Which Machines Require ROPS
OSHA requires employers to provide ROPS on every tractor operated by an employee in agricultural operations. Beyond farming, international standards cover a wide range of earth-moving equipment: crawler and wheel loaders, backhoe loaders, graders, tractor scrapers, and articulated steer dumpers all fall under ROPS performance requirements set by organizations like ISO and SAE International. If a machine can tip over and an operator sits on or inside it, there’s likely a ROPS standard that applies to it.
ROPS vs. FOPS
You’ll sometimes see ROPS mentioned alongside FOPS, or falling object protective structures. The two serve different purposes. A ROPS protects against the vehicle rolling over. A FOPS protects against objects falling onto the operator from above, like rocks, debris, or tree limbs. Some cabs and canopies are rated as both ROPS and FOPS, providing dual protection in a single structure. But meeting one standard doesn’t automatically satisfy the other. A machine working on a slope in a forested area, for instance, would ideally have a combined ROPS/FOPS cab to address both hazards.

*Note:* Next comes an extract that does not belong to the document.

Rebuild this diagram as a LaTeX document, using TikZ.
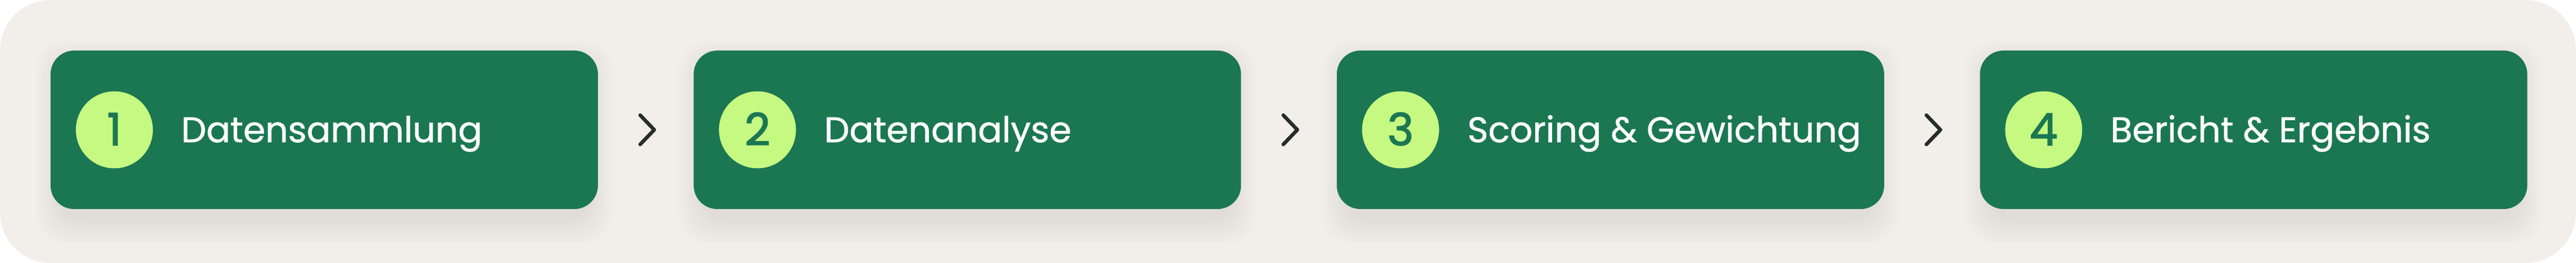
\documentclass[tikz,border=0pt]{standalone}
\usepackage{fontspec}
\setmainfont{Poppins}[FakeBold=1.0]
\newfontfamily\zahlfont{Poppins}[FakeBold=2.2]
\usepackage{tikz}
\usetikzlibrary{positioning, calc, backgrounds}
\definecolor{fondo}{HTML}{F2EFEB}
\definecolor{verde}{HTML}{1B7752}
\definecolor{lima}{HTML}{C5F982}
\definecolor{pfeil}{HTML}{272D2C}
\tikzstyle{paso} = [fill=verde, rectangle, rounded corners=0.42cm, minimum width=9.74cm, minimum height=2.82cm, inner sep=0pt]
\tikzstyle{schatten} = [fill=black, fill opacity=0.007, rounded corners=0.5cm]
\tikzstyle{numero} = [fill=lima, circle, minimum size=1.37cm, inner sep=0pt, text=verde, text height=0.55cm, text depth=0pt, font=\zahlfont\fontsize{22.5}{22.5}\selectfont]
\tikzstyle{titulo} = [text=white, inner sep=0pt, text height=0.44cm, text depth=0pt, font=\fontsize{18}{18}\selectfont]
\tikzstyle{pfeilchen} = [draw=pfeil, line width=0.065cm, line cap=round, line join=round]

\begin{document}
\begin{tikzpicture}
	\useasboundingbox (0,0) rectangle (45.84,4.68);
	% pasos
	\node [paso] (p1) at (5.77,2.37) {};
	\node [paso, right=1.69cm of p1] (p2) {};
	\node [paso, right=1.69cm of p2] (p3) {};
	\node [paso, right=1.69cm of p3] (p4) {};
	\foreach \i/\txt in {1/Datensammlung, 2/Datenanalyse, 3/Scoring \& Gewichtung, 4/Bericht \& Ergebnis}{
		\node[numero, right=0.45cm] (n\i) at (p\i.west) {\i};
		\node[titulo, right=0.49cm of n\i] (t\i) {\txt};
	}
	% flechas
	\foreach \a/\b in {1/2, 2/3, 3/4}{
		\coordinate (c\a) at ($(p\a.east)!0.5!(p\b.west)$);
		\draw[pfeilchen] ([xshift=-0.1cm, yshift=0.26cm]c\a) -- ([xshift=0.15cm]c\a) -- ([xshift=-0.1cm, yshift=-0.26cm]c\a);
	}
	% fondo y sombras
	\begin{scope}[on background layer]
		\fill[fondo, rounded corners=0.9cm] (0,0) rectangle (45.84,4.68);
		\foreach \i in {1,...,4}{
			\foreach \k in {0,...,8}{
				\fill[schatten] ([xshift=0.15cm-\k*0.05cm, yshift=-0.22cm-\k*0.05cm]p\i.south west) rectangle ([xshift=-0.15cm+\k*0.05cm, yshift=-0.22cm+\k*0.05cm]p\i.north east);
			}
		}
	\end{scope}
\end{tikzpicture}
\end{document}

The Problem With Older Tractors
ROPS are standard on modern equipment, but the biggest gap in protection comes from older machines still in daily use. A NIOSH study found that farm tractors over 20 years old were far less likely to have ROPS installed. As of 1993, roughly 44% of all tractors in the United States still needed a ROPS. The problem isn’t just age. For many vintage models, no commercially available retrofit kit exists.
Of 71 common tractor makes and models identified with at least 10,000 unprotected units in use, about 77% had a ROPS retrofit available on the open market. That still left approximately 19% of tractors with no retrofit option at all. For models where kits did exist, the average material cost was around $937 per tractor, though prices varied widely. A retrofit ROPS for a John Deere 4020, for example, cost $375 directly from the manufacturer but over $1,500 from independent companies.
NIOSH estimated that retrofitting the 1.3 million tractors identified in their study would save roughly 1,478 lives over a 24-year period, putting the cost at approximately $825,000 per life saved. That figure may sound high in the abstract, but it’s well within the range that public health agencies consider cost-effective for workplace safety interventions. The challenge has always been reaching the individual farmers and small operators who own these older machines and often work outside the reach of employer mandates.
What a ROPS Looks Like in Practice
ROPS come in several forms depending on the machine. On open-station tractors, they’re typically a two-post or four-post steel frame bolted to the tractor’s frame or axle housing, arching over the operator’s seat. On enclosed-cab machines, the cab itself serves as the ROPS, with reinforced pillars engineered to meet crush-resistance standards. Foldable ROPS exist for tractors that need to fit under low structures like barn doors or orchard canopies, though these only protect when they’re in the upright and locked position.
Every ROPS must pass laboratory tests that simulate the forces of a rollover: lateral loads, vertical crush loads, and longitudinal forces applied in sequence. The structure passes only if it absorbs these forces without intruding into the operator’s protected zone. This testing is standardized across industries, meaning a ROPS on a construction loader is held to the same survival-space principle as one on a farm tractor, even though the specific force requirements differ based on machine weight.